## Aim:
In the material below, please retype the lines from the very first through the one with "const R_yTicks=[300,350];", exactly and without pictures.

## Data provided:
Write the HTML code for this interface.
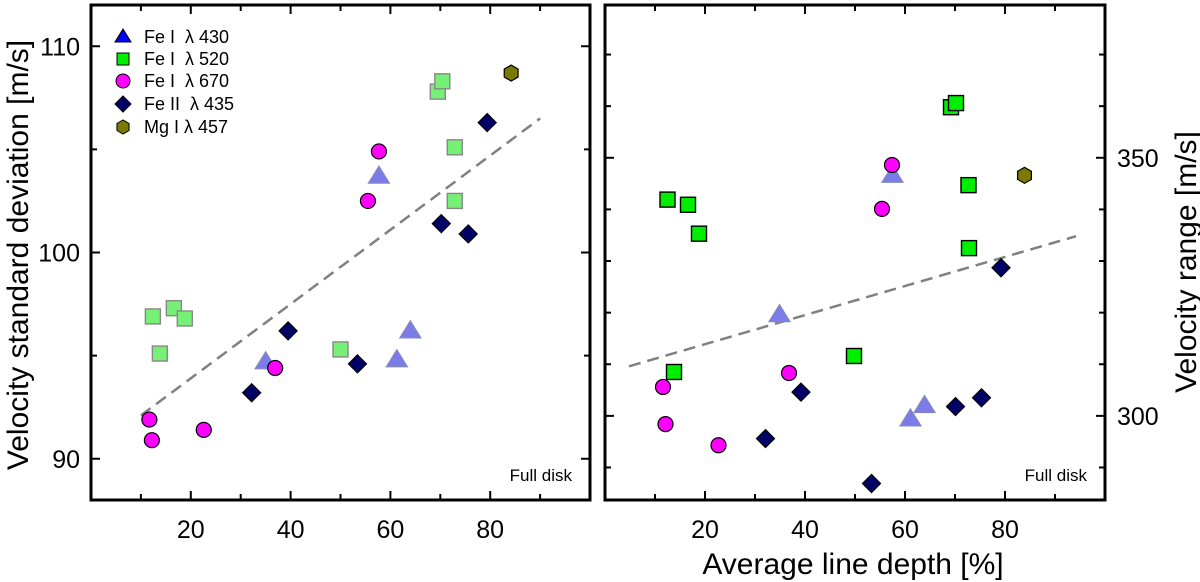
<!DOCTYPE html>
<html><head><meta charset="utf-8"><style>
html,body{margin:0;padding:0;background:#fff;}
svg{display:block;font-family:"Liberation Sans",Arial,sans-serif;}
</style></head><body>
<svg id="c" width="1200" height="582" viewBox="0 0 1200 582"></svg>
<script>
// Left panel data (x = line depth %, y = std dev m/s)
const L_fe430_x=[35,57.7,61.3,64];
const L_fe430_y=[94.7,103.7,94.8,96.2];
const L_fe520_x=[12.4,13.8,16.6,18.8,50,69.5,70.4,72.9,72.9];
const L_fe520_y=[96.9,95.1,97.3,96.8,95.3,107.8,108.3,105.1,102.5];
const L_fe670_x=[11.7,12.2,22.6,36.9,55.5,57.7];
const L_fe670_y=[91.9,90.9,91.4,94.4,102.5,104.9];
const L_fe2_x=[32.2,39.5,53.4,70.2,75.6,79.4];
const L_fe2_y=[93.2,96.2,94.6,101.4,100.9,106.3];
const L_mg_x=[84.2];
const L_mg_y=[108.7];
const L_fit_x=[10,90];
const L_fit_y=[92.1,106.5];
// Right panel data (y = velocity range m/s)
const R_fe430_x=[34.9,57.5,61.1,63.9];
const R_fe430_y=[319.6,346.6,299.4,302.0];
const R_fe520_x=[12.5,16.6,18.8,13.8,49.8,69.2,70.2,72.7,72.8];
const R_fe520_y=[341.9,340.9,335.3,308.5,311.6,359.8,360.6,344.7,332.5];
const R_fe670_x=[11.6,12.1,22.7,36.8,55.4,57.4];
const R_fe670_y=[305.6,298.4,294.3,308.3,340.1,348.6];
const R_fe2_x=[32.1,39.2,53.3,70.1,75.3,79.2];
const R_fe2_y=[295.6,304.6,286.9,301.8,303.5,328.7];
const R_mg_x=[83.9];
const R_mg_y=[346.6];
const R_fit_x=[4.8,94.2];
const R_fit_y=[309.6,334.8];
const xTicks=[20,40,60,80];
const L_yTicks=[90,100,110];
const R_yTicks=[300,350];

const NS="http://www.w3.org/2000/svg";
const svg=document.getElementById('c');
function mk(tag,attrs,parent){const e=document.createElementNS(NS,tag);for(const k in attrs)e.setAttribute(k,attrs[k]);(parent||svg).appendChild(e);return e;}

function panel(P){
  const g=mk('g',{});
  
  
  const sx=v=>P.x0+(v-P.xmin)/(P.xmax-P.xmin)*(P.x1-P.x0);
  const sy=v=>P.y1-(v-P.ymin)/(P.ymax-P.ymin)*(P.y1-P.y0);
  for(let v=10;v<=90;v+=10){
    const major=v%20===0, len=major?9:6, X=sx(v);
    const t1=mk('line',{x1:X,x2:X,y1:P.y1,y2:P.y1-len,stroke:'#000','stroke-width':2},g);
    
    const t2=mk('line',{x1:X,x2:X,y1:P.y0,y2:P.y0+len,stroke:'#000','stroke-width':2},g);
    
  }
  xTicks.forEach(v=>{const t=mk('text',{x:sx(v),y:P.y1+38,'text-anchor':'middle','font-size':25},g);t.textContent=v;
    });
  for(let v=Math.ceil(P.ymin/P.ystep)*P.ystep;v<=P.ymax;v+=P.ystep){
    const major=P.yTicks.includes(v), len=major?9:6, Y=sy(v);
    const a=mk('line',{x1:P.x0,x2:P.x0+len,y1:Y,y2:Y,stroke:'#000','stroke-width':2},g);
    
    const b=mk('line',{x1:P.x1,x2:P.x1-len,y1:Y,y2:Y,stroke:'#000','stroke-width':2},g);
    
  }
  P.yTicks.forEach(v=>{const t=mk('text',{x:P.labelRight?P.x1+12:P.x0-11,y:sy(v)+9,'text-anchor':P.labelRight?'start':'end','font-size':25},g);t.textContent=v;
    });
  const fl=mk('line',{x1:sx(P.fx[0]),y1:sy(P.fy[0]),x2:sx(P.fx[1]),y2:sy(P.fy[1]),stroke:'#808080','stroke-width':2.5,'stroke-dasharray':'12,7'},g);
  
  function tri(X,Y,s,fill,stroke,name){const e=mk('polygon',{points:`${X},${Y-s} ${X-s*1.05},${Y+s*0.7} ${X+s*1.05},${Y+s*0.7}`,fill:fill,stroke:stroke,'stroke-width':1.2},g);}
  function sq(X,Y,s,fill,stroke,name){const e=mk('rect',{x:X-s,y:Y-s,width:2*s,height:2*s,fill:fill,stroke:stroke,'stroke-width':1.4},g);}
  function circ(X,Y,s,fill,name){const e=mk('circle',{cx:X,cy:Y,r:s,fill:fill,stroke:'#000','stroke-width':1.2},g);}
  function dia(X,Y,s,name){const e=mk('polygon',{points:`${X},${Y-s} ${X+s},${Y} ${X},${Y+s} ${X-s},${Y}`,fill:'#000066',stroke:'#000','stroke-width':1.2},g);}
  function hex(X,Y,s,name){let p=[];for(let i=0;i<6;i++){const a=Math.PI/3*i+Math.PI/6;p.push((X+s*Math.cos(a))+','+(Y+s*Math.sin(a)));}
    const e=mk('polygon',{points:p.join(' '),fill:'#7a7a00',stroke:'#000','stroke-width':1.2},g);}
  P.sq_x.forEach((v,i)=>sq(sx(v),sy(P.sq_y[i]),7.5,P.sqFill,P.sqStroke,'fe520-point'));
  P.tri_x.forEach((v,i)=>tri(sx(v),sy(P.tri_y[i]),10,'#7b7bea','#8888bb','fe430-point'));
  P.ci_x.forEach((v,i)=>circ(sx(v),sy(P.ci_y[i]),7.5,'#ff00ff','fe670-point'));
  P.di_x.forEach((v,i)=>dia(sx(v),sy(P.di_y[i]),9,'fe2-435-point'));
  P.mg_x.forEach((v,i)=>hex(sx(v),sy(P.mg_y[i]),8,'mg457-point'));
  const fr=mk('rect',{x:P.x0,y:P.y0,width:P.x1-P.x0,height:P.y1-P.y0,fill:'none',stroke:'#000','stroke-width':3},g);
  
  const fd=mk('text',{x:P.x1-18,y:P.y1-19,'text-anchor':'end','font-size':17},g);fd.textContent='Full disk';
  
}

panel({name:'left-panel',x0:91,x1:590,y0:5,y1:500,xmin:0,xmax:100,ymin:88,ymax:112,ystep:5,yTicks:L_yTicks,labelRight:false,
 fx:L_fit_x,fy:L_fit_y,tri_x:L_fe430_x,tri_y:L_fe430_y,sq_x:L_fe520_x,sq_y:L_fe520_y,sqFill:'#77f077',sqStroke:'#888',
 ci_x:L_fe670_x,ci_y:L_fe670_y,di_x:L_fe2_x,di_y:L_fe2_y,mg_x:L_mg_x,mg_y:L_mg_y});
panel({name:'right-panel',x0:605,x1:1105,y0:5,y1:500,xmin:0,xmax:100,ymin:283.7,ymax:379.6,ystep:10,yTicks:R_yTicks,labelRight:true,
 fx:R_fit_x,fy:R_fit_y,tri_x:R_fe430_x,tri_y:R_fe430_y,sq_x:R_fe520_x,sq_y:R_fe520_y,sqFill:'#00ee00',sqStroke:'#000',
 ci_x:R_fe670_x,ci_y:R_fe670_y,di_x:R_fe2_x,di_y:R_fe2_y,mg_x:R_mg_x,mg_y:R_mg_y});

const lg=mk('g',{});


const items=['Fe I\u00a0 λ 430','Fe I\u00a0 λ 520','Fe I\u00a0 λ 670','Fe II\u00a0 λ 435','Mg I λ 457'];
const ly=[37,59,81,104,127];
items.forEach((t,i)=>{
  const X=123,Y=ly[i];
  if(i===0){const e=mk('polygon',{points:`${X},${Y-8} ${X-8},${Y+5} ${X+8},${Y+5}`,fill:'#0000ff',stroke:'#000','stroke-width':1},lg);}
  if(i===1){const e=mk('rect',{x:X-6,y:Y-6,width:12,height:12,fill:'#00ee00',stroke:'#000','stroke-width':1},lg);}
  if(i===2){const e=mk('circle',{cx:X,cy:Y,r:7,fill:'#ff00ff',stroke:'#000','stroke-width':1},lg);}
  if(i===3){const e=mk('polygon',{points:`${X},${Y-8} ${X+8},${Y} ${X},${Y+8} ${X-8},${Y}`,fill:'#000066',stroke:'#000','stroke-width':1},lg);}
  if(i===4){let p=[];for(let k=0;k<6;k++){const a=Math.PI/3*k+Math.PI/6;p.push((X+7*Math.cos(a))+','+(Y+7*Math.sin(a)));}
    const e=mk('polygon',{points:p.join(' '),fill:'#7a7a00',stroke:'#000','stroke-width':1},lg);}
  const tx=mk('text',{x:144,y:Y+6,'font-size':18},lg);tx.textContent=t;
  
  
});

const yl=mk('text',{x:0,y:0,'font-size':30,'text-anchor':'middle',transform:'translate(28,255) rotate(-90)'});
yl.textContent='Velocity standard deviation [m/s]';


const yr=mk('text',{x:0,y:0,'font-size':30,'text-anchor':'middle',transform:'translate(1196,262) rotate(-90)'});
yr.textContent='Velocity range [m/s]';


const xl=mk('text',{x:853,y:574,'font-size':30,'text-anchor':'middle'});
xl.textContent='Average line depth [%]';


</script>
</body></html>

## Expected answer:
Write the HTML code for this interface.
<!DOCTYPE html>
<html><head><meta charset="utf-8"><style>
html,body{margin:0;padding:0;background:#fff;}
svg{display:block;font-family:"Liberation Sans",Arial,sans-serif;}
</style></head><body>
<svg id="c" width="1200" height="582" viewBox="0 0 1200 582"></svg>
<script>
// Left panel data (x = line depth %, y = std dev m/s)
const L_fe430_x=[35,57.7,61.3,64];
const L_fe430_y=[94.7,103.7,94.8,96.2];
const L_fe520_x=[12.4,13.8,16.6,18.8,50,69.5,70.4,72.9,72.9];
const L_fe520_y=[96.9,95.1,97.3,96.8,95.3,107.8,108.3,105.1,102.5];
const L_fe670_x=[11.7,12.2,22.6,36.9,55.5,57.7];
const L_fe670_y=[91.9,90.9,91.4,94.4,102.5,104.9];
const L_fe2_x=[32.2,39.5,53.4,70.2,75.6,79.4];
const L_fe2_y=[93.2,96.2,94.6,101.4,100.9,106.3];
const L_mg_x=[84.2];
const L_mg_y=[108.7];
const L_fit_x=[10,90];
const L_fit_y=[92.1,106.5];
// Right panel data (y = velocity range m/s)
const R_fe430_x=[34.9,57.5,61.1,63.9];
const R_fe430_y=[319.6,346.6,299.4,302.0];
const R_fe520_x=[12.5,16.6,18.8,13.8,49.8,69.2,70.2,72.7,72.8];
const R_fe520_y=[341.9,340.9,335.3,308.5,311.6,359.8,360.6,344.7,332.5];
const R_fe670_x=[11.6,12.1,22.7,36.8,55.4,57.4];
const R_fe670_y=[305.6,298.4,294.3,308.3,340.1,348.6];
const R_fe2_x=[32.1,39.2,53.3,70.1,75.3,79.2];
const R_fe2_y=[295.6,304.6,286.9,301.8,303.5,328.7];
const R_mg_x=[83.9];
const R_mg_y=[346.6];
const R_fit_x=[4.8,94.2];
const R_fit_y=[309.6,334.8];
const xTicks=[20,40,60,80];
const L_yTicks=[90,100,110];
const R_yTicks=[300,350];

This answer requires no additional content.